> What the exercise asks:
Please, without the pictures, retype exactly the lines from the start of the material through the line that holds "agri_med_fit = [0.2, 1.5]".

> Material provided:
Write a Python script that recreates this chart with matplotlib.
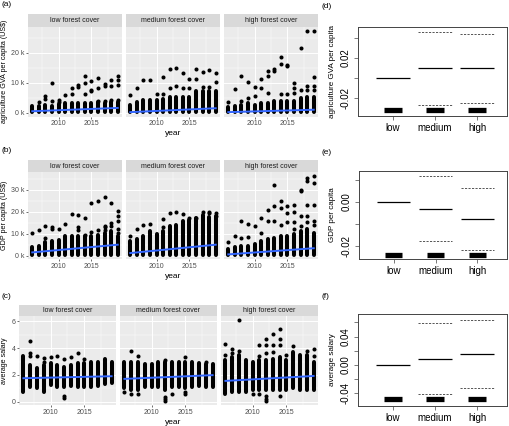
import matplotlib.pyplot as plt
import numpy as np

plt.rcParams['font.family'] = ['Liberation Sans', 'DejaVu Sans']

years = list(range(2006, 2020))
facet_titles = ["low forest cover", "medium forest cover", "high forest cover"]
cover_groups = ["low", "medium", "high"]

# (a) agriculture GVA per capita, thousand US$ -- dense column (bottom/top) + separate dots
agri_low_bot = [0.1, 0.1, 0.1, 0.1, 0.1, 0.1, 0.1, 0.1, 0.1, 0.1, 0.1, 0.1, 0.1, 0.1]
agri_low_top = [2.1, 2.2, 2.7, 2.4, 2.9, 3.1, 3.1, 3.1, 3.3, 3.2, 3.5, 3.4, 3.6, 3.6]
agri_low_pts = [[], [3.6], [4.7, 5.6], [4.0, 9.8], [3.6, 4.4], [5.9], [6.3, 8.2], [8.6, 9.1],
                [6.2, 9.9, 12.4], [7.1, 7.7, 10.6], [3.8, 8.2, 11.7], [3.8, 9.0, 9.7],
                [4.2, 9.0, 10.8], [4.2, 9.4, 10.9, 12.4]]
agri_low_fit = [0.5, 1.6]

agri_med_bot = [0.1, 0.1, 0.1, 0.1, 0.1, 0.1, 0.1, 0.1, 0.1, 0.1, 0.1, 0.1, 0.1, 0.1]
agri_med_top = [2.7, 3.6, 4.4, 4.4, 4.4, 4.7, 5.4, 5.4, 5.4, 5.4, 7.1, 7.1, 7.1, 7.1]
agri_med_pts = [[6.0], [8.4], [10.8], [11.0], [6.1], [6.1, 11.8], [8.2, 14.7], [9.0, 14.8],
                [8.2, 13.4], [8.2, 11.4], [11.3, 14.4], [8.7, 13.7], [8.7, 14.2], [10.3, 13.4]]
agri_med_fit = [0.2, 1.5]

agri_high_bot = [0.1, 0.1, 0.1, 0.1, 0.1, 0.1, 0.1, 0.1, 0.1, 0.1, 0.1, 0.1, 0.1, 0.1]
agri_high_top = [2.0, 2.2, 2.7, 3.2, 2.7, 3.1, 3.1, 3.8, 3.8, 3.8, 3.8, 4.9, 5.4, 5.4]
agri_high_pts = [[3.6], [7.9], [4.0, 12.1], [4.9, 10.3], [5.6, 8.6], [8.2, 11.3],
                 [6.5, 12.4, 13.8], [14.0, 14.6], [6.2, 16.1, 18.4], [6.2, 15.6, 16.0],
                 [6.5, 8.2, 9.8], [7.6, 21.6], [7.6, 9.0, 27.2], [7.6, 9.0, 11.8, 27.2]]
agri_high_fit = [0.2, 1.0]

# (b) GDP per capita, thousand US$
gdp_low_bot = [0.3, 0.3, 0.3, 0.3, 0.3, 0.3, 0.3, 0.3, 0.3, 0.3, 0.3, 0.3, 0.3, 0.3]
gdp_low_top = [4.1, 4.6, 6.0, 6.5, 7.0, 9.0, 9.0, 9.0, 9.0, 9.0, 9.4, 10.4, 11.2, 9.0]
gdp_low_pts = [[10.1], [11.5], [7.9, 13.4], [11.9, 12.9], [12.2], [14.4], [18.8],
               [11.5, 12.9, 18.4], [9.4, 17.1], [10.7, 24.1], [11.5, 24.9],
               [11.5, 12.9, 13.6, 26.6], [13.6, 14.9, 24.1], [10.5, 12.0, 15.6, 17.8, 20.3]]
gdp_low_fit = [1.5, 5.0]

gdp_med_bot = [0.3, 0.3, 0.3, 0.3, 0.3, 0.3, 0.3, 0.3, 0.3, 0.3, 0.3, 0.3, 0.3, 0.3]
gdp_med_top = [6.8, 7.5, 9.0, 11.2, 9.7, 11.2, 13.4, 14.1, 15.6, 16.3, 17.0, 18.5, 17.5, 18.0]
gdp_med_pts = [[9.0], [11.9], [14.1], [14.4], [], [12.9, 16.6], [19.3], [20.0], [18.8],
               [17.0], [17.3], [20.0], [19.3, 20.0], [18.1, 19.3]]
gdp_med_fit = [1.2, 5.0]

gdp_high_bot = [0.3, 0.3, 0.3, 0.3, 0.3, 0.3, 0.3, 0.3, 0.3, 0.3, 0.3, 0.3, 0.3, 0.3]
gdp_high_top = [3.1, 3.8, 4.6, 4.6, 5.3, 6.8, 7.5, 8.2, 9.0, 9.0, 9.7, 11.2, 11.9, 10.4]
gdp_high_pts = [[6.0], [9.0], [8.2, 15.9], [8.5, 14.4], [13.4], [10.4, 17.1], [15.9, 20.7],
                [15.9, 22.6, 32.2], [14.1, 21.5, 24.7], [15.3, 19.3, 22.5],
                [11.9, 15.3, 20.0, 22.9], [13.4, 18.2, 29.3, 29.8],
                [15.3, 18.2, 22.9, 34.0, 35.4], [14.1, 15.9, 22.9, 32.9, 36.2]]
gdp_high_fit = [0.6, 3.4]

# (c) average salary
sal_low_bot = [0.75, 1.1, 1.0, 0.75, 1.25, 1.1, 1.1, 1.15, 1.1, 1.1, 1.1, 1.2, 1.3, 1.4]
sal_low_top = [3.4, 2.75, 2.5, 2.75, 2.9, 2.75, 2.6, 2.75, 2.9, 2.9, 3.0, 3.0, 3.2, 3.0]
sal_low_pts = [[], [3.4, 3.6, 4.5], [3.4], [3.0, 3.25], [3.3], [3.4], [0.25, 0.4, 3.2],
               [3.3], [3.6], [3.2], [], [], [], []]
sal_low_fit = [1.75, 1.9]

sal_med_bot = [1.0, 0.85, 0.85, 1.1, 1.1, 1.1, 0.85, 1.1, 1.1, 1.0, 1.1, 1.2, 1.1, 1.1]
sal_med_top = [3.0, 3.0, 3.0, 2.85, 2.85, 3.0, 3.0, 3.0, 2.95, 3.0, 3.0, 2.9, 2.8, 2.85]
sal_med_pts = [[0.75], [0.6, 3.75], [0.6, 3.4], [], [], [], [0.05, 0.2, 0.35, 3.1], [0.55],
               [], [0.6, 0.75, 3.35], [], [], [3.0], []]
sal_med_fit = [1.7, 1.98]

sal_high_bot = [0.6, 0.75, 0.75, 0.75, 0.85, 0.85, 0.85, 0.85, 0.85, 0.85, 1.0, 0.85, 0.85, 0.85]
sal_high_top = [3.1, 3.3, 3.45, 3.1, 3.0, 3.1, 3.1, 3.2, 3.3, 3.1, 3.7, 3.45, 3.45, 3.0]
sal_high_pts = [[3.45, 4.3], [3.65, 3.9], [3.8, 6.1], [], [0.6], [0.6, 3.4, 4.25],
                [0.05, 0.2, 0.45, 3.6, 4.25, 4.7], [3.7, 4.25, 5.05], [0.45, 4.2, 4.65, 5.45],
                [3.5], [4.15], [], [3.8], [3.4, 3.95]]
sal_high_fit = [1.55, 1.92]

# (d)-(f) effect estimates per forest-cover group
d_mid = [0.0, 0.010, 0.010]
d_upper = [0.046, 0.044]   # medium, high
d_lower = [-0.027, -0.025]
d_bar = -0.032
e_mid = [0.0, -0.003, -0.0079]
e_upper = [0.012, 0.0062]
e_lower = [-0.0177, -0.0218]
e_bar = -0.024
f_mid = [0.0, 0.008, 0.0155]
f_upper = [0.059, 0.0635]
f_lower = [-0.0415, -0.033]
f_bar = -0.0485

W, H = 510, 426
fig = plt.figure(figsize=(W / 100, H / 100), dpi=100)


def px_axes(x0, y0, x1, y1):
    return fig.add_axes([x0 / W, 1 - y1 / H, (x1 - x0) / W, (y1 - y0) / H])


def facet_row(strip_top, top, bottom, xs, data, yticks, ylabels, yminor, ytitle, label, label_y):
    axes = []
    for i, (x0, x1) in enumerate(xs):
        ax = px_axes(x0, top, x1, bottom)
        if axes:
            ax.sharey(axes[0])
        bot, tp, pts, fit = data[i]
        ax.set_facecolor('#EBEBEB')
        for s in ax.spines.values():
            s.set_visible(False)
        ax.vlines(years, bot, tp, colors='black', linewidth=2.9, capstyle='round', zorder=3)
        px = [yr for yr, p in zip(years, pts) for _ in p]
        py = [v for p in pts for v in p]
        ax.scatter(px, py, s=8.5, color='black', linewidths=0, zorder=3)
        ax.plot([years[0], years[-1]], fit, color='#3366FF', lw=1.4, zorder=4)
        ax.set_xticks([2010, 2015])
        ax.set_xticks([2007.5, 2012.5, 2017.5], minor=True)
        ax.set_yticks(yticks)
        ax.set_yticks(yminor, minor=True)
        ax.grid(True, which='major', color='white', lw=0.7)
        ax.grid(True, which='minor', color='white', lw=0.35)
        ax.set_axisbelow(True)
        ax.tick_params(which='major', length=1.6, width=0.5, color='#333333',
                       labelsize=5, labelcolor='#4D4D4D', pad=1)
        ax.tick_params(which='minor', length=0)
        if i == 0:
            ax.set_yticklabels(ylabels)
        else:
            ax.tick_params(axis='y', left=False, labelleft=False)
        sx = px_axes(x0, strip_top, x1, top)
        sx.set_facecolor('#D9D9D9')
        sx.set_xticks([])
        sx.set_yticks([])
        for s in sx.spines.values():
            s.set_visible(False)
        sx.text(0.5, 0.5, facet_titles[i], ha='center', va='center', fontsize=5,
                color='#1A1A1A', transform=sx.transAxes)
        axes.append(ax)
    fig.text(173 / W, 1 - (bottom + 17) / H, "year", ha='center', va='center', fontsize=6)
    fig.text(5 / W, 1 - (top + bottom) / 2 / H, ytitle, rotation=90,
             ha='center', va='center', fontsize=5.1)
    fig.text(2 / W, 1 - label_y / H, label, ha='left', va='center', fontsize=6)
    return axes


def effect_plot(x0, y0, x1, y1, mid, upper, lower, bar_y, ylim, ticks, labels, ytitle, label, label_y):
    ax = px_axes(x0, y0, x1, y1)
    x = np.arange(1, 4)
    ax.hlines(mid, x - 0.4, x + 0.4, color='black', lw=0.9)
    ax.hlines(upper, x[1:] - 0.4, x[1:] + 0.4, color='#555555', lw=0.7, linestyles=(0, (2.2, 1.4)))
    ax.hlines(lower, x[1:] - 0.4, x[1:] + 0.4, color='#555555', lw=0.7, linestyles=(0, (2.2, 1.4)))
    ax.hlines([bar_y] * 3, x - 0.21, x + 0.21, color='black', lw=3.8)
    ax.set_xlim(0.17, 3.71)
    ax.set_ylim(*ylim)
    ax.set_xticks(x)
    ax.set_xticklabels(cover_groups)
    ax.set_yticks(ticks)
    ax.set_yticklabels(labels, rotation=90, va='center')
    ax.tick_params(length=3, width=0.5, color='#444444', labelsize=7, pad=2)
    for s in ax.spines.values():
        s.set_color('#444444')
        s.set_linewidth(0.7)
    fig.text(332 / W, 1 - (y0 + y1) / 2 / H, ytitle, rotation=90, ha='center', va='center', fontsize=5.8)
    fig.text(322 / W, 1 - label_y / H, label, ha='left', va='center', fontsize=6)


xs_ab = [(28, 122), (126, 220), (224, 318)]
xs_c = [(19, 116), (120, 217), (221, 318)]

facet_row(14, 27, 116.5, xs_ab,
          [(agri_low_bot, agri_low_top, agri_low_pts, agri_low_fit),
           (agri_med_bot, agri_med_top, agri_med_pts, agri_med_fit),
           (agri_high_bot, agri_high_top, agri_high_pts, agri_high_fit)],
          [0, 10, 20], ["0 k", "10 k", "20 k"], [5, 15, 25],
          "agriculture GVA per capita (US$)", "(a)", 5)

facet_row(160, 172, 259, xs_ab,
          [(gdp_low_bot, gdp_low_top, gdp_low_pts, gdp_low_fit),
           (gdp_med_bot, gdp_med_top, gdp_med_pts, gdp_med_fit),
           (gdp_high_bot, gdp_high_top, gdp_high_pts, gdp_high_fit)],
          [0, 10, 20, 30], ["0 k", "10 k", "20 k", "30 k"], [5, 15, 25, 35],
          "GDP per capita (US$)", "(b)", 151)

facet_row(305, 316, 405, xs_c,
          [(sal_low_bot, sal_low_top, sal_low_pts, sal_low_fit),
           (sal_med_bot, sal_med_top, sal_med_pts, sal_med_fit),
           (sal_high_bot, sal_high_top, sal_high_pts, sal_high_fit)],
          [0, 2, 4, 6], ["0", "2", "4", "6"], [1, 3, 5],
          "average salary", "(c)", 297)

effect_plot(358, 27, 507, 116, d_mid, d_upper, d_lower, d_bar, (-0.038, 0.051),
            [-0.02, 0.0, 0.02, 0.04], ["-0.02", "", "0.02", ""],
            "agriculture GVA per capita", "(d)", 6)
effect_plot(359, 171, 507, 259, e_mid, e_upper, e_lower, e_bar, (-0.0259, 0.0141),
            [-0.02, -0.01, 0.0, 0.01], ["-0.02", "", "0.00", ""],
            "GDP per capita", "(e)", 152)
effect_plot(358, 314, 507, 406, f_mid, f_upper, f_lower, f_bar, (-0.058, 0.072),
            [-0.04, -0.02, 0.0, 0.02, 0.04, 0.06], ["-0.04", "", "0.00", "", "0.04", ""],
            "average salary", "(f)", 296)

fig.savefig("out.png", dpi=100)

> Written solution:
Write a Python script that recreates this chart with matplotlib.
import matplotlib.pyplot as plt
import numpy as np

plt.rcParams['font.family'] = ['Liberation Sans', 'DejaVu Sans']

years = list(range(2006, 2020))
facet_titles = ["low forest cover", "medium forest cover", "high forest cover"]
cover_groups = ["low", "medium", "high"]

# (a) agriculture GVA per capita, thousand US$ -- dense column (bottom/top) + separate dots
agri_low_bot = [0.1, 0.1, 0.1, 0.1, 0.1, 0.1, 0.1, 0.1, 0.1, 0.1, 0.1, 0.1, 0.1, 0.1]
agri_low_top = [2.1, 2.2, 2.7, 2.4, 2.9, 3.1, 3.1, 3.1, 3.3, 3.2, 3.5, 3.4, 3.6, 3.6]
agri_low_pts = [[], [3.6], [4.7, 5.6], [4.0, 9.8], [3.6, 4.4], [5.9], [6.3, 8.2], [8.6, 9.1],
                [6.2, 9.9, 12.4], [7.1, 7.7, 10.6], [3.8, 8.2, 11.7], [3.8, 9.0, 9.7],
                [4.2, 9.0, 10.8], [4.2, 9.4, 10.9, 12.4]]
agri_low_fit = [0.5, 1.6]

agri_med_bot = [0.1, 0.1, 0.1, 0.1, 0.1, 0.1, 0.1, 0.1, 0.1, 0.1, 0.1, 0.1, 0.1, 0.1]
agri_med_top = [2.7, 3.6, 4.4, 4.4, 4.4, 4.7, 5.4, 5.4, 5.4, 5.4, 7.1, 7.1, 7.1, 7.1]
agri_med_pts = [[6.0], [8.4], [10.8], [11.0], [6.1], [6.1, 11.8], [8.2, 14.7], [9.0, 14.8],
                [8.2, 13.4], [8.2, 11.4], [11.3, 14.4], [8.7, 13.7], [8.7, 14.2], [10.3, 13.4]]
agri_med_fit = [0.2, 1.5]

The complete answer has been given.